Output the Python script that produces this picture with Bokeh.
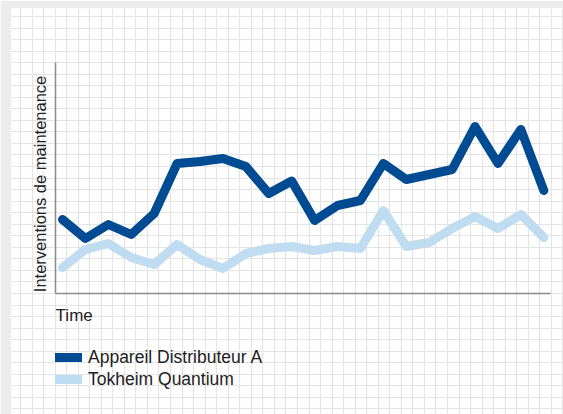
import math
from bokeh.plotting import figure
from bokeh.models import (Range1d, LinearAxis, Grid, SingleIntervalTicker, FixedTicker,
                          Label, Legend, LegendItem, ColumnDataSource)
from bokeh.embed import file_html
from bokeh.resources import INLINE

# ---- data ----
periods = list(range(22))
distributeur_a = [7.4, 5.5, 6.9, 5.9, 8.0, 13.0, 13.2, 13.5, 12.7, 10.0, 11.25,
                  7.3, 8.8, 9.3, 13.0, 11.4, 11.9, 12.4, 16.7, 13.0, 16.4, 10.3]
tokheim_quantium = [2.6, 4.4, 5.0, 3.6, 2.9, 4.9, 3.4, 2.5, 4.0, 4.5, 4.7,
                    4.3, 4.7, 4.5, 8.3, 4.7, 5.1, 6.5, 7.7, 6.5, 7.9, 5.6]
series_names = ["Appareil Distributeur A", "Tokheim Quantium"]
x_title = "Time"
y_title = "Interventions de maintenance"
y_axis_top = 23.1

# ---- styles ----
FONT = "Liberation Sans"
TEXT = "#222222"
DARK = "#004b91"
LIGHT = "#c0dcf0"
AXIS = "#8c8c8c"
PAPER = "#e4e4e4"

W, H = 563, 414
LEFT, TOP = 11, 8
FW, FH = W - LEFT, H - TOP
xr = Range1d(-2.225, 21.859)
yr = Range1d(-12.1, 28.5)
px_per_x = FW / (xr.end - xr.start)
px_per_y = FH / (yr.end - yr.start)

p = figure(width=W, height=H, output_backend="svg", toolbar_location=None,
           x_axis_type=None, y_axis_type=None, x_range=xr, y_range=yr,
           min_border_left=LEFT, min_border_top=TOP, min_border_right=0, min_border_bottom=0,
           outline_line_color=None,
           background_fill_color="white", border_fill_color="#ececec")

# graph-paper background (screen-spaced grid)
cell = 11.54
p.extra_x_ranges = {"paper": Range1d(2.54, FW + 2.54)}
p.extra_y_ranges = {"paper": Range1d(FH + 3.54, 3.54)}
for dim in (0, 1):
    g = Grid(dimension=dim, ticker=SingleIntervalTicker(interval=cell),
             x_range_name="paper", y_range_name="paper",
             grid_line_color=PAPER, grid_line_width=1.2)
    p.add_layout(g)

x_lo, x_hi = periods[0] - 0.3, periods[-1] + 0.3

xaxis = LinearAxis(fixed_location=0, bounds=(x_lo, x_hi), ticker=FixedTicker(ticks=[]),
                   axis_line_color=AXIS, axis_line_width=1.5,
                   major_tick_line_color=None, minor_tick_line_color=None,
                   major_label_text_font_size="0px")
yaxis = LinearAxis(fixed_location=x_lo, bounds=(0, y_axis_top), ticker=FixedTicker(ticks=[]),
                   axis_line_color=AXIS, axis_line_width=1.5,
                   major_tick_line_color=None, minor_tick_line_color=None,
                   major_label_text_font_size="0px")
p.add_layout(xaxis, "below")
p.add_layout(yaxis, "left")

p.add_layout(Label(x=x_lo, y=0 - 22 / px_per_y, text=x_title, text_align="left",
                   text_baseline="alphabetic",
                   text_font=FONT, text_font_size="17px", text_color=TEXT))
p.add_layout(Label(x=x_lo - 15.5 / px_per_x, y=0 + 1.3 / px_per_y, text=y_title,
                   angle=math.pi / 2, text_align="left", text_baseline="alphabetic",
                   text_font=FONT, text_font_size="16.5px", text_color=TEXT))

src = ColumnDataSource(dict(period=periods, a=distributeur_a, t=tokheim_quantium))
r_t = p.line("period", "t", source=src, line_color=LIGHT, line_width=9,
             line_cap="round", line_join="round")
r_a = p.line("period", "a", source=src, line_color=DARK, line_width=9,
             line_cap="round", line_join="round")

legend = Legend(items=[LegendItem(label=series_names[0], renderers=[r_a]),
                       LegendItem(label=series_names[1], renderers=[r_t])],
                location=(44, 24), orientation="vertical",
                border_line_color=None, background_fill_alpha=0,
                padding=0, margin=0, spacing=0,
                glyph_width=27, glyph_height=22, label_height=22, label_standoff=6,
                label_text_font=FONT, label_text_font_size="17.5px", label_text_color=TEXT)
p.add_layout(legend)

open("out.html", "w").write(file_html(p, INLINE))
--------------------------------
Given exercise:
Write out nothing but the lines from the start of the data through the line with "from bokeh.resources import INLINE". Leave out the pictures.

Written reply:
Output the Python script that produces this picture with Bokeh.
import math
from bokeh.plotting import figure
from bokeh.models import (Range1d, LinearAxis, Grid, SingleIntervalTicker, FixedTicker,
                          Label, Legend, LegendItem, ColumnDataSource)
from bokeh.embed import file_html
from bokeh.resources import INLINE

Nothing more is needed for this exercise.